Aujourd’hui, 75 % des emplois exigent la maîtrise des compétences numériques de base. Mais nous avons conscience de la fracture numérique.
Pour mesurer le degré de maîtrise du numérique des personnes, nous avons un outil d’évaluation,Pix emploi. En vingt questions, un conseiller peut évaluer le niveau du demandeur d’emploi.

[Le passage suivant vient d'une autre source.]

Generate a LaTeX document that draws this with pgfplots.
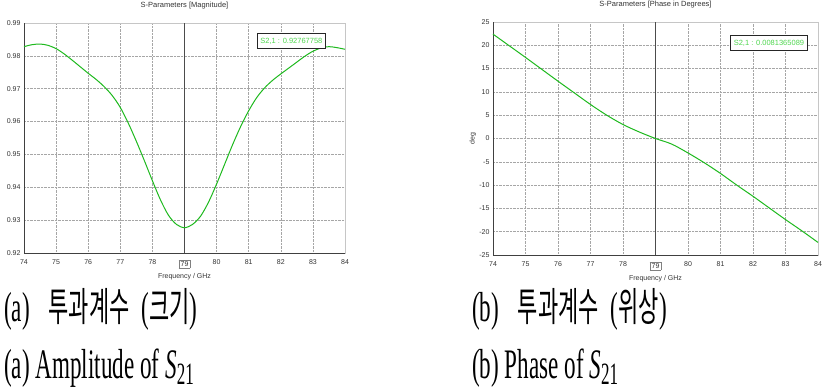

Nous orientons ceux qui sont le plus en difficulté vers nos partenaires de la médiation numérique et on peut proposer des chèques numériques (APTIC) pour financer des sessions de formation.
C. A. : Mais est-ce qu’il y aura toujours des humains dans les agences de Pôle emploi ?
J.B. : Oui, il y aura toujours des conseillers pour accompagner les demandeurs d’emploi, même si ceux-là sont assistés par des outils numériques ! Les agences de Pôle emploi sont d’ailleurs ouvertes tous les jours partout sur le territoire. Pour qu’une personne puisse envisager une réorientation, un contact humain, avec quelqu’un qui lui explique en quoi consiste tel ou tel métier, c’est indispensable selon moi.
A. C. : Quelles leçons tirez-vous des lieux où est testé le service public de l’insertion et de l’emploi (SPIE), qui devrait permettre aux personnes les plus précaires d’avoir un référent unique pour leurs démarches administratives ?
J. B. : Le SPIE a pour ambition de renforcer l’efficacité de l’accompagnement vers l’emploi des personnes qui rencontrent des difficultés particulières pour s’insérer sur le marché du travail. Cela a permis de renforcer nos liens avec les acteurs locaux de l’insertion et de mieux nous coordonner pour faciliter les démarches des personnes concernées.
Les projets départementaux prennent des formes très différentes en fonction des besoins de chaque territoire et des pratiques intéressantes émergent. Il nous faudra faire un bilan précis de toutes ces initiatives pour nous assurer qu’elles améliorent réellement la qualité et les effets de l’accompagnement que nous proposons ensemble, pour les développer plus largement.